This summer, Alex Honnold became the first person to climb Yosemite’s legendary El Capitan without a rope, ascending 3,000 feet with nothing to catch him if he fell. Honnold walks us through how he pulled off such an audacious feat, and what ran through his mind as he climbed, clung, and even karate-kicked his way to the top.

None of my friends really wanted to talk about the solo. Pretty much everyone thought it was a bad idea. But I'd been thinking about it basically since I soloed Half Dome [in 2008]. It's the obvious next step. If you're in Yosemite, you look at Half Dome on one end of the valley and El Cap on the other—they're the two formations that matter. Every year I looked at it and thought, “Oh, it's still too hard. I'm not strong enough yet.” I realized that it was never just going to happen.

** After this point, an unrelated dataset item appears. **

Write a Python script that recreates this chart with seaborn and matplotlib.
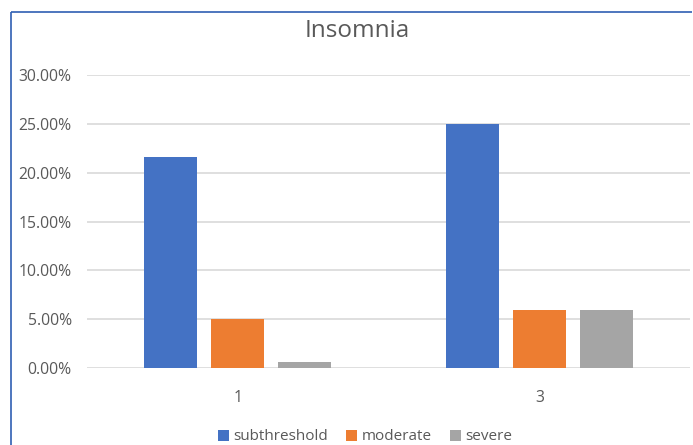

I would have to put a bunch of work into it, and so I finally just did.

I arrived in Yosemite in late April, and from then until I did the climb in June, I only left once. I stopped responding to e-mails. The main thing for me was to have unstructured time, where I had nothing going on and I could just sit in my chair in the van and naturally start to think about the things that matter on the route.

Climbing's always been a lifestyle thing, where you just putz around and do stuff when you can. I'd never trained in a systematic way before. It was a nice opportunity to be, like, a real athlete. Because I was the first person working on that route this year, we did a bunch of routine gardening where bushes had sprouted in handholds. That's sort of the unglamorous side—making something secure enough to solo it. Anyone who was around saw me up on the Freerider a lot, maybe 15 to 20 days total, climbing the lower section and rappelling the upper part. I memorized five or six pitches in their entirety, and then tons of little sequences here and there.